Langford wrote a book-length manuscript on the voyage in 1961 as well as a first-person account of the disaster that appeared in Reader’s Digest in October 1961. The manuscript was published in serial form 25 years later in the DeLand Sun News.

Langford’s account of his narrow escape from the sinking Albatross is far more dramatic than anything shown in the movie. The “white squall,” which Langford thinks was a wind shear, knocked the ship on its side and sank it in less than five minutes. He had been reading in bed when the squall hit and was trapped below deck by rushing water.

“Later, some of us estimated that I had been carried down over 40 feet inside the doomed ship before I got out of her,” he wrote.

Langford had nothing to do with the movie. Although some of the characters’ names in the movie stayed the same, Langford’s did not. Actor John Savage plays an English teacher named McRae.

While the movie is a fictional version of what Langford lived through, there was nothing fictional about the white squall that destroyed the Albatross just three weeks short of its final stop in the Bahamas.

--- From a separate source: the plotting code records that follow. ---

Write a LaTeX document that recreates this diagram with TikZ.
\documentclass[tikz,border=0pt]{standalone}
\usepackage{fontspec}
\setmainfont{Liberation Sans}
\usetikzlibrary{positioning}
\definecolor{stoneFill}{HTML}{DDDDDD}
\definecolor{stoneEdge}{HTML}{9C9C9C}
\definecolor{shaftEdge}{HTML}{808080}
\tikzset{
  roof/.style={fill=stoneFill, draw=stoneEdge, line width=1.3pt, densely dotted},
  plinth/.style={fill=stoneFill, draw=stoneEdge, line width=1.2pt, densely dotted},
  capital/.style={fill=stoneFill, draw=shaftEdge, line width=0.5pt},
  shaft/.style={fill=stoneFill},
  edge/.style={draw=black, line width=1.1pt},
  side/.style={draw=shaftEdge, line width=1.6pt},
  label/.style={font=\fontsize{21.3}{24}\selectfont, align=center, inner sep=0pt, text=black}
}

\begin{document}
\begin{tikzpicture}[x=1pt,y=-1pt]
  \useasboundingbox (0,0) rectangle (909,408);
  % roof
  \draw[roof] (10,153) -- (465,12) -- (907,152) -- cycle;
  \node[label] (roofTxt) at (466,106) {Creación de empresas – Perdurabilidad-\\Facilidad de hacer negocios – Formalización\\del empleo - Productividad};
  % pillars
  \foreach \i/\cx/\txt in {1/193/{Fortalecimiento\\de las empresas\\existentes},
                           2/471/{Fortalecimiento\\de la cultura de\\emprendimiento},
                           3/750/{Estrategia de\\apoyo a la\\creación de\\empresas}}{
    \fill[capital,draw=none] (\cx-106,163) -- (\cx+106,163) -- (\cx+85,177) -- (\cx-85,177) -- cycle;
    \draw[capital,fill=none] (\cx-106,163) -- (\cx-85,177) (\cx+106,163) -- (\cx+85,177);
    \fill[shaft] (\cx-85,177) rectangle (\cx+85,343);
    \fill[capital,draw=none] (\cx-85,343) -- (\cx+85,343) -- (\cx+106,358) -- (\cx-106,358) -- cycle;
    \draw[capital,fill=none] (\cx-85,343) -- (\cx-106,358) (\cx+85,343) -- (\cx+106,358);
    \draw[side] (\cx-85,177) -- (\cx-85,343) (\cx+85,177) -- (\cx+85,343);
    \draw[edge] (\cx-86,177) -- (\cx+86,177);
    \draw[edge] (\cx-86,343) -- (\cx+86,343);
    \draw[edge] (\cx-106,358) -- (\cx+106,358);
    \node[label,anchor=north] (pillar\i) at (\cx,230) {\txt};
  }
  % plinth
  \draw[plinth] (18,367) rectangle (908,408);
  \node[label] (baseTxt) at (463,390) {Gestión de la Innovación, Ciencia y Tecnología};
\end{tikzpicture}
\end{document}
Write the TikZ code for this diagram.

“We had been blown down in the water by a force that had given no warning, had not been seen, and that had left the area as soon as the ship was flat,” Langford wrote in his manuscript. “By the time I reached the surface and looked around for the ship, the violent squall was gone.”

Langford, who retired from Stetson more than 20 years ago, is a free-lance writer. Despite his near-drowning experience in 1961, he retains his love of the water. He lives by a lake and swims in it nearly every day.